Omnidirectional Humanoid Locomotion on Stairs via Unsafe Stepping Penalty and Sparse LiDAR Elevation Mapping

TL;DR

This paper presents a novel framework for humanoid robots to safely and reliably traverse stairs omnidirectionally by combining dense unsafe stepping penalties with advanced elevation mapping techniques, achieving high safety and stability.

Contribution

It introduces a single-stage training method with unsafe stepping penalties and a new elevation mapping system with confidence decay and edge-guided refinement for improved stair traversal.

Findings

Near-100% safe stepping rate in simulation

High safe stepping rate in real-world tests

Successful long-distance outdoor walking demonstration

Abstract

Humanoid robots, characterized by numerous degrees of freedom and a high center of gravity, are inherently unstable. Safe omnidirectional locomotion on stairs requires both omnidirectional terrain perception and reliable foothold selection. Existing methods often rely on forward-facing depth cameras, which create blind zones that restrict omnidirectional mobility. Furthermore, sparse post-contact unsafe stepping penalties lead to low learning efficiency and suboptimal strategies. To realize safe stair-traversal gaits, this paper introduces a single-stage training framework incorporating a dense unsafe stepping penalty that provides continuous feedback as the foot approaches a hazardous placement. To obtain stable and reliable elevation maps, we build a rolling point-cloud mapping system with spatiotemporal confidence decay and a self-protection zone mechanism, producing temporally consistent local maps. These maps are further refined by an Edge-Guided Asymmetric U-Net (EGAU), which mitigates reconstruction distortion caused by sparse LiDAR returns on stair risers.
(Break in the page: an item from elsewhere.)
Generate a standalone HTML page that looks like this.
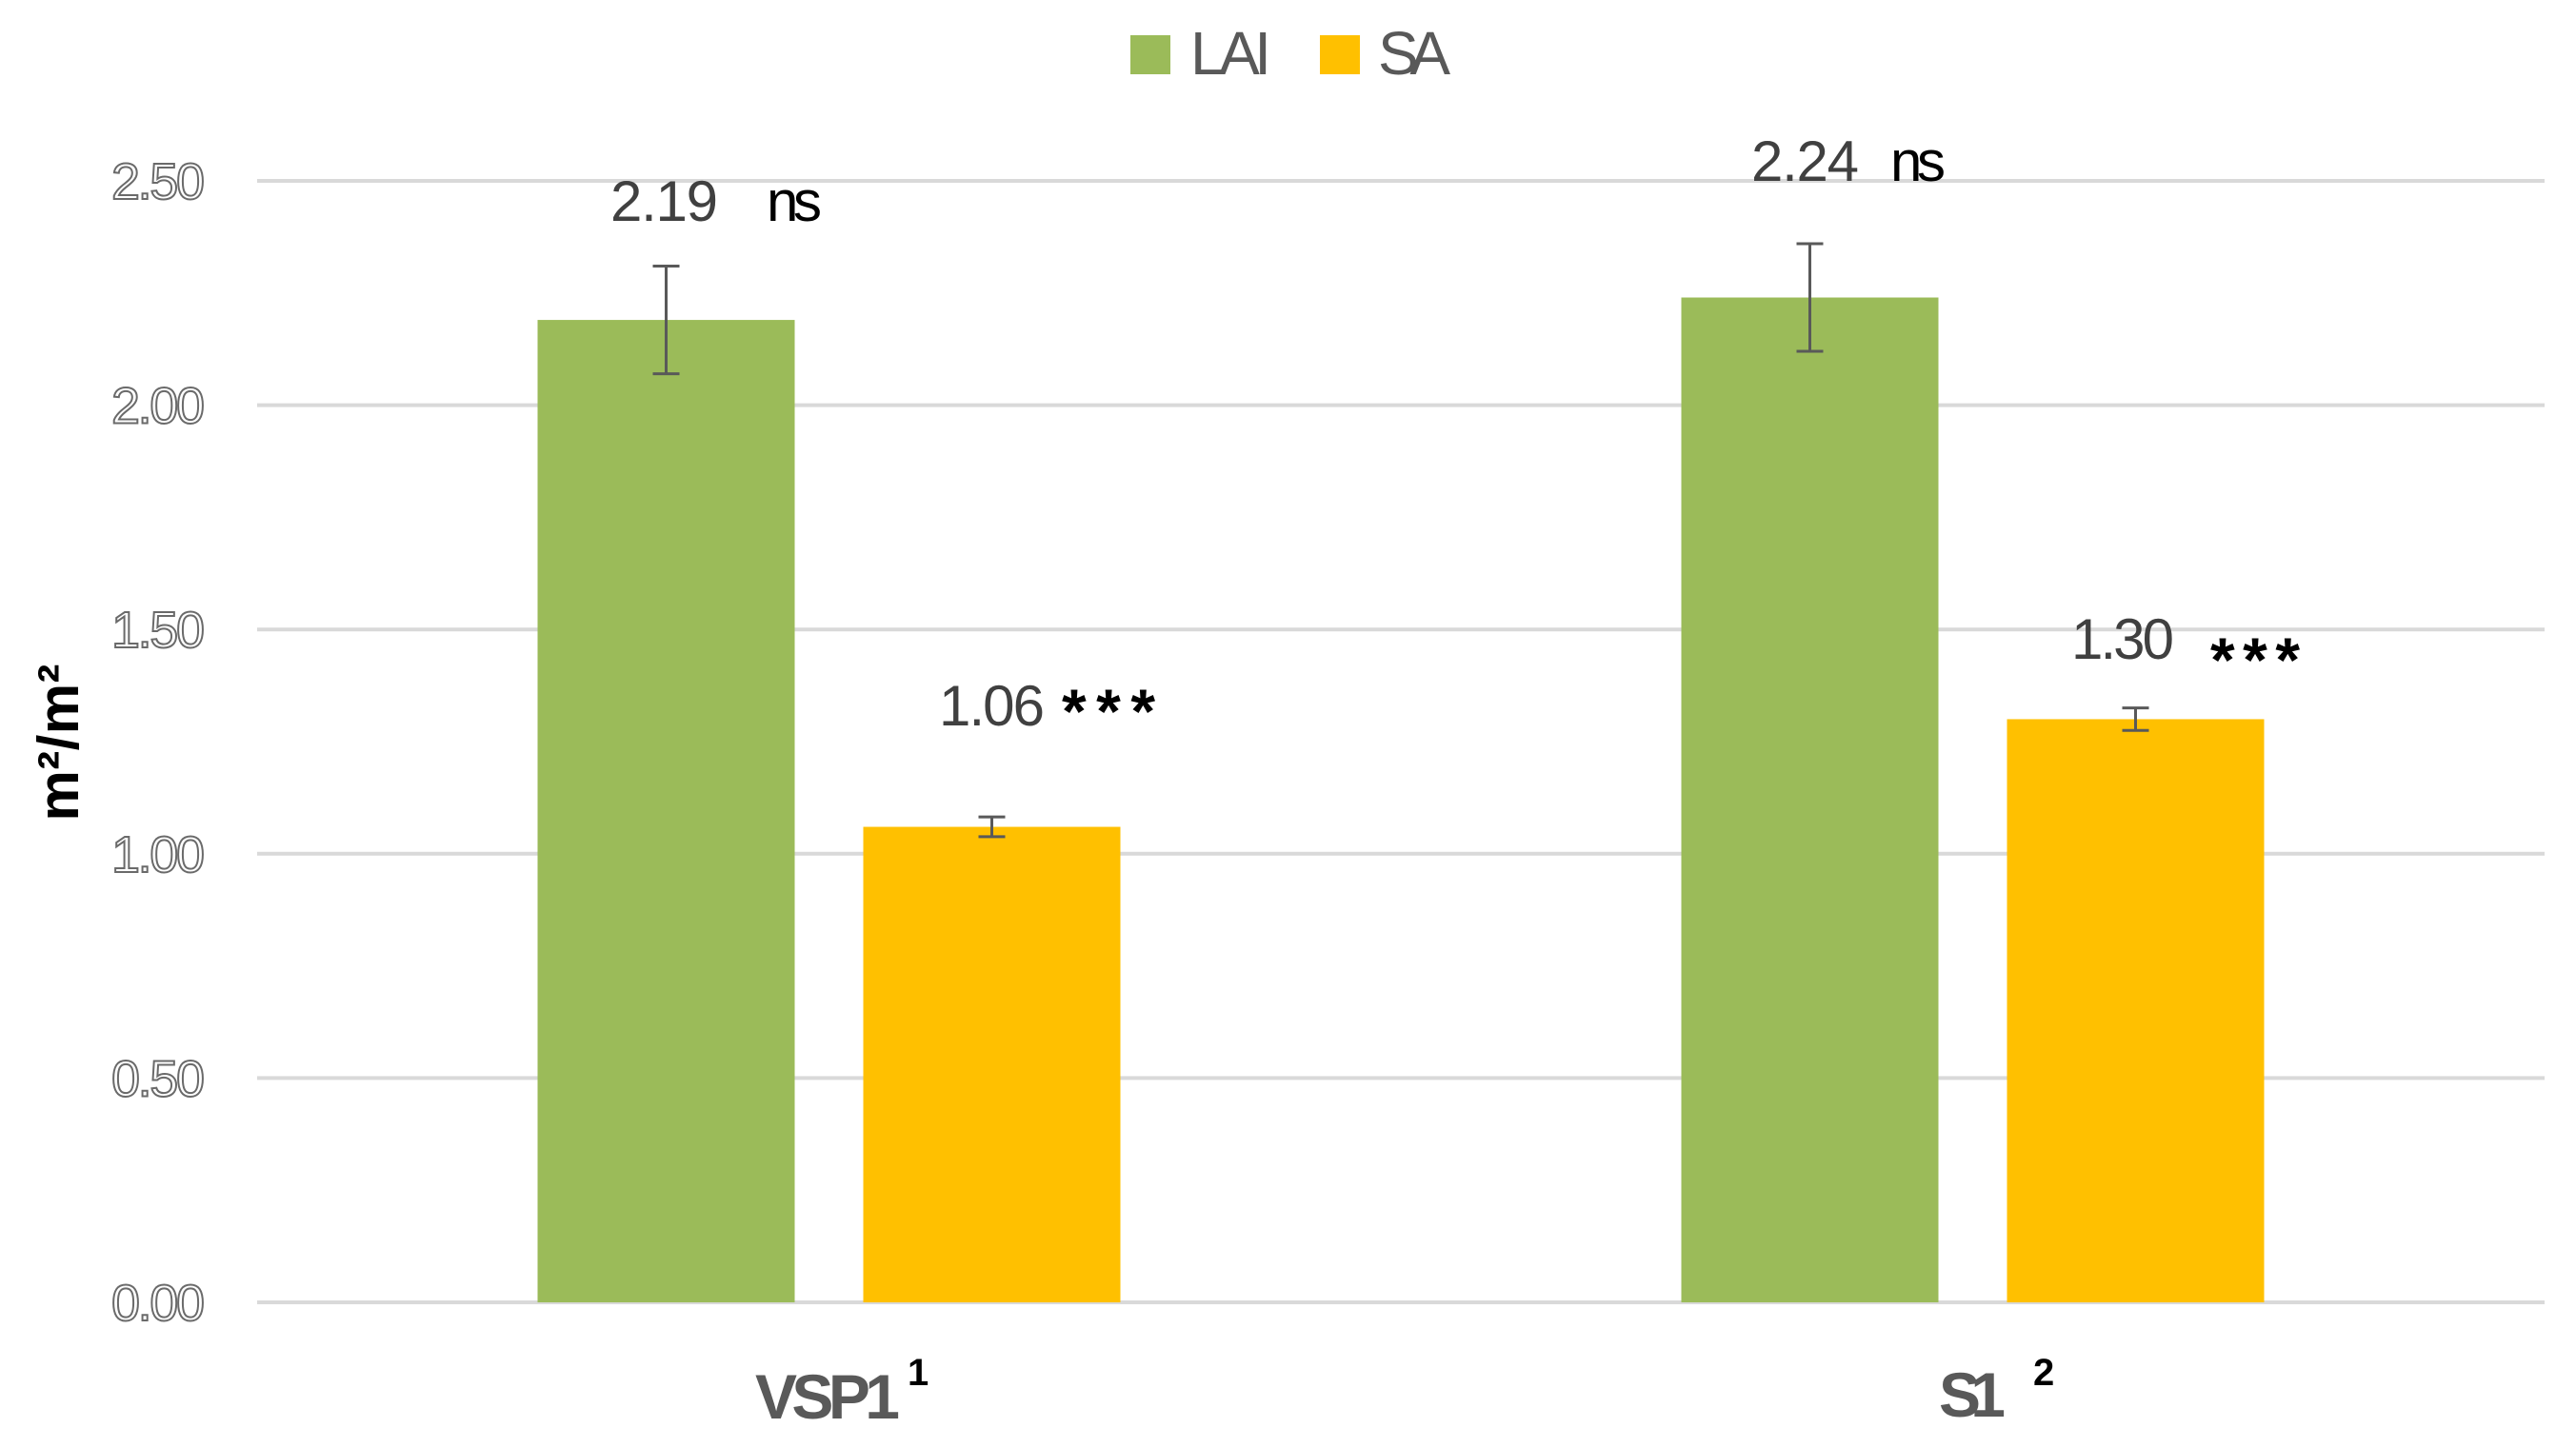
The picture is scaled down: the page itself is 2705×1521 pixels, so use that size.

Simulation and real-robot experiments show that the proposed method achieves a near-100\% safe stepping rate on stair terrains in simulation, while maintaining a remarkably high safe stepping rate in real-world deployments. Furthermore, it completes a continuous long-distance walking test on complex outdoor terrains, demonstrating reliable sim-to-real transfer and long-term stability.